• _Do this_
Identify the lines bearing the string "that" and gather them.

##### Extracted material

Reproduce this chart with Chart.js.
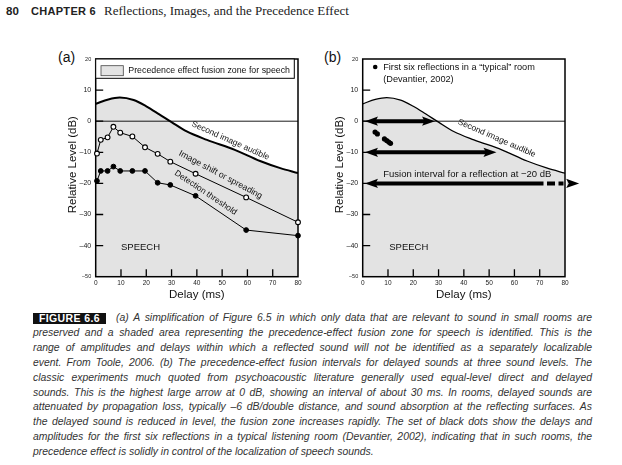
<!DOCTYPE html>
<html><head><meta charset="utf-8">
<script src="https://cdn.jsdelivr.net/npm/chart.js@4.4.1/dist/chart.umd.min.js"></script>
<style>
html,body{margin:0;padding:0;background:#fff;}
body{width:622px;height:465px;position:relative;overflow:hidden;color:#222;font-family:"Liberation Sans",Arial,sans-serif;}
.abs{position:absolute;white-space:nowrap;line-height:13px;}
#pg{left:6px;top:4.5px;font-weight:bold;font-size:11.5px;}
#ch{left:31px;top:4.5px;font-weight:bold;font-size:11px;letter-spacing:0.3px;}
#tt{left:104px;top:4px;font-family:"Liberation Serif","DejaVu Serif",serif;font-size:13px;}
.pl{font-size:14px;top:51px;color:#111;}
canvas{position:absolute;}
#fig{position:absolute;left:33px;top:312.5px;width:73px;height:11px;background:#111;color:#fff;font-weight:bold;font-size:10.5px;line-height:11px;text-align:center;letter-spacing:0.4px;white-space:nowrap;}
.cap{position:absolute;font-style:italic;color:#333;white-space:normal;text-align:justify;text-align-last:justify;height:14px;line-height:14px;overflow:visible;}
.cap.last{text-align:left;text-align-last:left;}
</style></head>
<body>
<div class="abs" id="pg">80</div>
<div class="abs" id="ch">CHAPTER 6</div>
<div class="abs" id="tt">Reflections, Images, and the Precedence Effect</div>
<div class="abs pl" style="left:58px">(a)</div>
<div class="abs pl" style="left:324px">(b)</div>
<canvas id="ca" width="275" height="268" style="left:40px;top:40px;width:275px;height:268px"></canvas>
<canvas id="cb" width="275" height="268" style="left:307px;top:40px;width:275px;height:268px"></canvas>
<div id="fig">FIGURE 6.6</div>
<div id="caption"></div>
<script>
// ---------- data ----------
const delays      = [0.5, 2, 4.7, 7, 9.7, 14.5, 19.5, 24.5, 29.5, 39.5, 59.5, 80];
const imageShift  = [-10.4, -6, -5.2, -1.8, -3.7, -4.9, -8.4, -10.5, -13, -16.9, -24.5, -32.5];
const detection   = [-19.2, -16, -16, -14.6, -16, -16, -16, -19.8, -20.5, -24, -35, -36.8];
const zoneDelay   = [0, 5, 9.5, 15, 20, 25, 30, 36, 44, 55, 65, 73, 80];
const zoneLevel   = [5.6, 7.0, 7.6, 6.8, 4.8, 2.3, -0.3, -3.3, -6.0, -9.2, -12.8, -15.1, -16.7];
const reflDelay   = [4.9, 5.8, 8.6, 9.5, 10.3, 11.0];
const reflLevel   = [-3.5, -4.1, -5.7, -6.2, -6.7, -7.1];
const arrowLevel  = [0, -10, -20];
const arrowFrom   = [0.9, 0.9, 0.9];
const arrowTo     = [28.6, 52.9, 85.6];
const arrowSolidTo= [28.6, 52.9, 71.5];
const yTickMarks  = [10, 0, -10, -20, -30, -40];
const xTickMarks  = [10, 20, 30, 40, 50, 60, 70];

const captionLines = [
 "(a) A simplification of Figure 6.5 in which only data that are relevant to sound in small rooms are",
 "preserved and a shaded area representing the precedence-effect fusion zone for speech is identified. This is the",
 "range of amplitudes and delays within which a reflected sound will not be identified as a separately localizable",
 "event. From Toole, 2006. (b) The precedence-effect fusion intervals for delayed sounds at three sound levels. The",
 "classic experiments much quoted from psychoacoustic literature generally used equal-level direct and delayed",
 "sounds. This is the highest large arrow at 0 dB, showing an interval of about 30 ms. In rooms, delayed sounds are",
 "attenuated by propagation loss, typically \u20136 dB/double distance, and sound absorption at the reflecting surfaces. As",
 "the delayed sound is reduced in level, the fusion zone increases rapidly. The set of black dots show the delays and",
 "amplitudes for the first six reflections in a typical listening room (Devantier, 2002), indicating that in such rooms, the",
 "precedence effect is solidly in control of the localization of speech sounds."
];

// ---------- caption ----------
(function(){
  const cap = document.getElementById('caption');
  const mc = document.createElement('canvas').getContext('2d');
  mc.font = 'italic 10px "Liberation Sans"';
  const boxes = captionLines.map((t,i)=>{ const l = i===0?116:33; return {l, w:592-l}; });
  let f = 10*341/mc.measureText(captionLines[9]).width;
  captionLines.forEach((t,i)=>{ const w = mc.measureText(t).width; f = Math.min(f, 10*boxes[i].w/w*0.995); });
  captionLines.forEach((t,i)=>{
    const d = document.createElement('div');
    d.className = 'cap' + (i===9?' last':'');
    d.style.left = boxes[i].l+'px'; d.style.width = boxes[i].w+'px';
    d.style.top = (318 + i*14.9 - 7)+'px';
    d.style.fontSize = f.toFixed(2)+'px';
    d.textContent = t;
    cap.appendChild(d);
  });
})();

// ---------- charts ----------
Chart.defaults.font.family = "'Liberation Sans', Arial, Helvetica, sans-serif";
Chart.defaults.color = '#111';

const fmt = v => v < 0 ? '\u2013' + (-v) : String(v);
const pts = (xs, ys) => xs.map((x,i)=>({x, y: ys[i]}));

function makeScales(){
  return {
    x: {type:'linear', min:0, max:80,
        ticks:{stepSize:10, padding:2.5, font:{size:6.5}, color:'#222', callback:fmt, maxRotation:0, autoSkip:false},
        grid:{display:false, drawTicks:false}, border:{display:false},
        title:{display:true, text:'Delay (ms)', font:{size:11.5}, color:'#111', padding:{top:0,bottom:6}},
        afterFit(s){ s.height = 31.3; }},
    y: {type:'linear', min:-50, max:20,
        ticks:{stepSize:10, padding:4.5, color:'#222', callback:fmt, autoSkip:false,
               font:(c)=>({size:(c.tick && (c.tick.value===20 || c.tick.value===-50)) ? 5.5 : 7})},
        grid:{display:false, drawTicks:false}, border:{display:false},
        title:{display:true, text:'  Relative Level (dB)', font:{size:11.5}, color:'#111', padding:{top:26,bottom:0}},
        afterFit(s){ s.width = 55.7; }}
  };
}

function arrowHead(ctx, tip, y, dir, L, H){
  ctx.beginPath();
  ctx.moveTo(tip, y);
  ctx.lineTo(tip - dir*L, y - H);
  ctx.lineTo(tip - dir*(L-2.5), y);
  ctx.lineTo(tip - dir*L, y + H);
  ctx.closePath();
  ctx.fill();
}

const decor = {
  id:'decor',
  afterDatasetDraw(chart, args){
    if(!chart.data.datasets[args.index].zone) return;
    const {ctx, chartArea:a, scales:{x, y}} = chart;
    ctx.save();
    ctx.strokeStyle = '#000';
    ctx.lineWidth = 0.9;
    const y0 = y.getPixelForValue(0);
    ctx.beginPath(); ctx.moveTo(a.left, y0); ctx.lineTo(a.right, y0); ctx.stroke();
    ctx.lineWidth = 1.3;
    ctx.beginPath();
    yTickMarks.forEach(v=>{ const p = y.getPixelForValue(v); ctx.moveTo(a.left, p); ctx.lineTo(a.left+7.5, p); });
    xTickMarks.forEach(v=>{ const p = x.getPixelForValue(v); ctx.moveTo(p, a.bottom); ctx.lineTo(p, a.bottom-7.5); });
    ctx.stroke();
    ctx.lineWidth = 1.5;
    ctx.strokeRect(a.left, a.top, a.right-a.left, a.bottom-a.top);
    ctx.restore();
  },
  afterDatasetsDraw(chart, args, o){
    const {ctx, chartArea:a, scales:{x, y}} = chart;
    ctx.save();
    ctx.fillStyle = '#111';
    ctx.textBaseline = 'middle';
    (o.labels||[]).forEach(l=>{
      ctx.save();
      ctx.translate(x.getPixelForValue(l.x), y.getPixelForValue(l.y));
      ctx.rotate((l.angle||0)*Math.PI/180);
      ctx.font = (l.size||8.5) + 'px "Liberation Sans", Arial, sans-serif';
      ctx.textAlign = l.align || 'center';
      ctx.fillText(l.text, 0, 0);
      ctx.restore();
    });
    if(o.legendA){
      ctx.strokeStyle = '#000'; ctx.lineWidth = 1;
      ctx.fillStyle = '#fff';
      ctx.fillRect(a.left, a.top, 198.6, 19.3);
      ctx.strokeRect(a.left, a.top, 198.6, 19.3);
      ctx.fillStyle = '#e3e3e3';
      ctx.fillRect(a.left+5.3, a.top+6.7, 22.3, 10);
      ctx.strokeStyle = '#444'; ctx.lineWidth = 0.8;
      ctx.strokeRect(a.left+5.3, a.top+6.7, 22.3, 10);
      ctx.fillStyle = '#111';
      ctx.font = '8.8px "Liberation Sans", Arial, sans-serif';
      ctx.textAlign = 'left';
      ctx.fillText('Precedence effect fusion zone for speech', a.left+32.6, a.top+12);
    }
    if(o.legendB){
      ctx.fillStyle = '#000';
      ctx.beginPath(); ctx.arc(a.left+12.5, a.top+8, 2.3, 0, Math.PI*2); ctx.fill();
      ctx.fillStyle = '#111';
      ctx.font = '9.2px "Liberation Sans", Arial, sans-serif';
      ctx.textAlign = 'left';
      ctx.fillText('First six reflections in a \u201ctypical\u201d room', a.left+20.5, a.top+8.5);
      ctx.fillText('(Devantier, 2002)', a.left+20.5, a.top+20.5);
    }
    if(o.arrows){
      ctx.fillStyle = '#000'; ctx.strokeStyle = '#000'; ctx.lineWidth = 4; ctx.lineCap = 'butt';
      const L = 13, H = 4.6;
      arrowLevel.forEach((lv,i)=>{
        const py = y.getPixelForValue(lv);
        const x1 = x.getPixelForValue(arrowFrom[i]);
        const x2 = x.getPixelForValue(arrowTo[i]);
        const xs = x.getPixelForValue(arrowSolidTo[i]);
        ctx.setLineDash([]);
        ctx.beginPath(); ctx.moveTo(x1+L-3, py); ctx.lineTo(Math.min(xs, x2-L+3), py); ctx.stroke();
        if(xs < x2-L){
          ctx.setLineDash([8,3.5,5,3.5]); ctx.lineDashOffset = 16.5;
          ctx.beginPath(); ctx.moveTo(xs, py); ctx.lineTo(x2-L+1, py); ctx.stroke();
          ctx.setLineDash([]);
        }
        arrowHead(ctx, x1, py, -1, L, H);
        arrowHead(ctx, x2, py, 1, L, H);
      });
    }
    ctx.restore();
  }
};

function baseOptions(decorOpts){
  return {
    responsive:false, animation:false, devicePixelRatio: window.devicePixelRatio || 1,
    layout:{padding:{left:0, top:19, right:17, bottom:0}},
    plugins:{legend:{display:false}, tooltip:{enabled:false}, decor:decorOpts},
    scales:makeScales()
  };
}

new Chart(document.getElementById('ca'), {
  type:'line',
  data:{datasets:[
    {label:'Image shift or spreading', data:pts(delays, imageShift), borderColor:'#000', borderWidth:1,
     pointRadius:2.4, pointBackgroundColor:'#fff', pointBorderColor:'#000', pointBorderWidth:1.1, tension:0, clip:false, order:1},
    {label:'Detection threshold', data:pts(delays, detection), borderColor:'#000', borderWidth:1,
     pointRadius:2.4, pointBackgroundColor:'#000', pointBorderColor:'#000', pointBorderWidth:1, tension:0, clip:false, order:2},
    {label:'Second image audible', zone:true, data:pts(zoneDelay, zoneLevel), borderColor:'#000', borderWidth:2,
     backgroundColor:'#e3e3e3', fill:'start', pointRadius:0, cubicInterpolationMode:'monotone', order:5}
  ]},
  options:baseOptions({
    legendA:true,
    labels:[
      {text:'Second image audible', x:53.3, y:-6.3, angle:24, size:8.5},
      {text:'Image shift or spreading', x:49.4, y:-17.2, angle:28, size:8.7},
      {text:'Detection threshold', x:43.5, y:-23.0, angle:34, size:8.5},
      {text:'SPEECH', x:10, y:-40.5, align:'left', size:9.5}
    ]
  }),
  plugins:[decor]
});

new Chart(document.getElementById('cb'), {
  type:'line',
  data:{datasets:[
    {label:'First six reflections', data:pts(reflDelay, reflLevel), showLine:false,
     pointRadius:2.6, pointBackgroundColor:'#000', pointBorderColor:'#000', pointBorderWidth:0, order:1},
    {label:'Second image audible', zone:true, data:pts(zoneDelay, zoneLevel), borderColor:'#000', borderWidth:1.3,
     backgroundColor:'#e3e3e3', fill:'start', pointRadius:0, cubicInterpolationMode:'monotone', order:5}
  ]},
  options:baseOptions({
    legendB:true, arrows:true,
    labels:[
      {text:'Second image audible', x:53.0, y:-5.5, angle:23.5, size:8.5},
      {text:'Fusion interval for a reflection at \u221220 dB', x:8.1, y:-17.2, align:'left', size:9.5},
      {text:'SPEECH', x:10.5, y:-40.5, align:'left', size:9.5}
    ]
  }),
  plugins:[decor]
});
</script>
</body></html>
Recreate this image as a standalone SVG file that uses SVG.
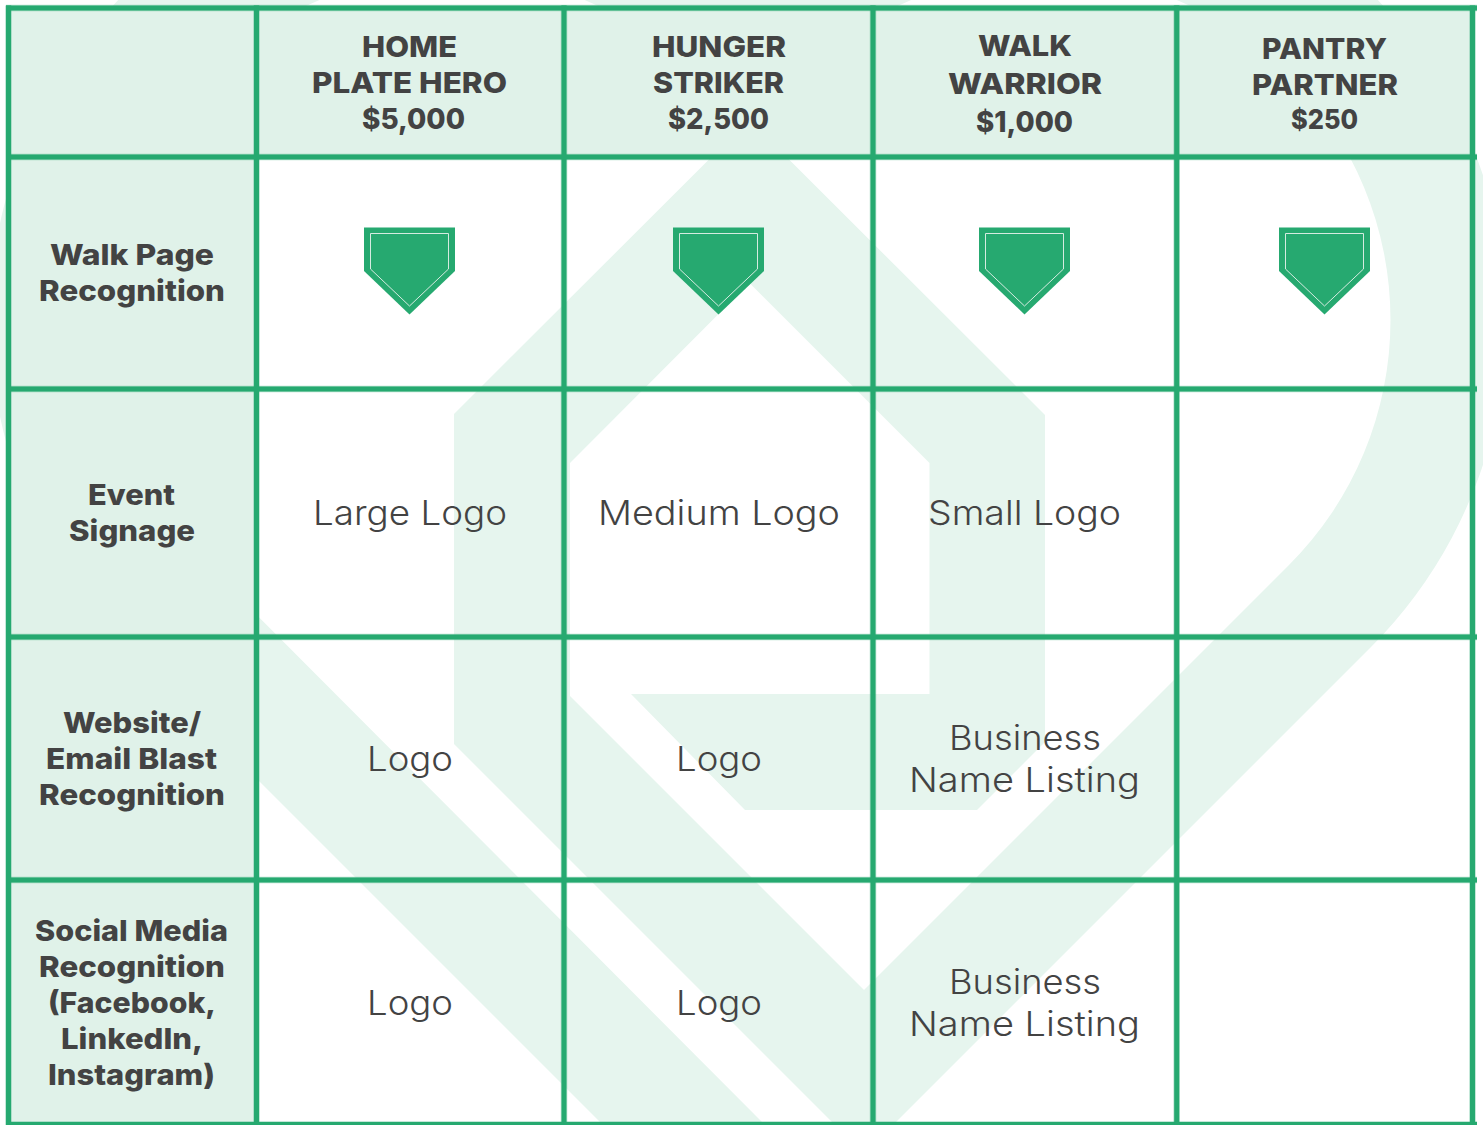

##########

• _Task response_
 "(a) A simplification of Figure 6.5 in which only data that are relevant to sound in small rooms are",
 "amplitudes for the first six reflections in a typical listening room (Devantier, 2002), indicating that in such rooms, the",
Recreate this image as a standalone SVG file that uses SVG.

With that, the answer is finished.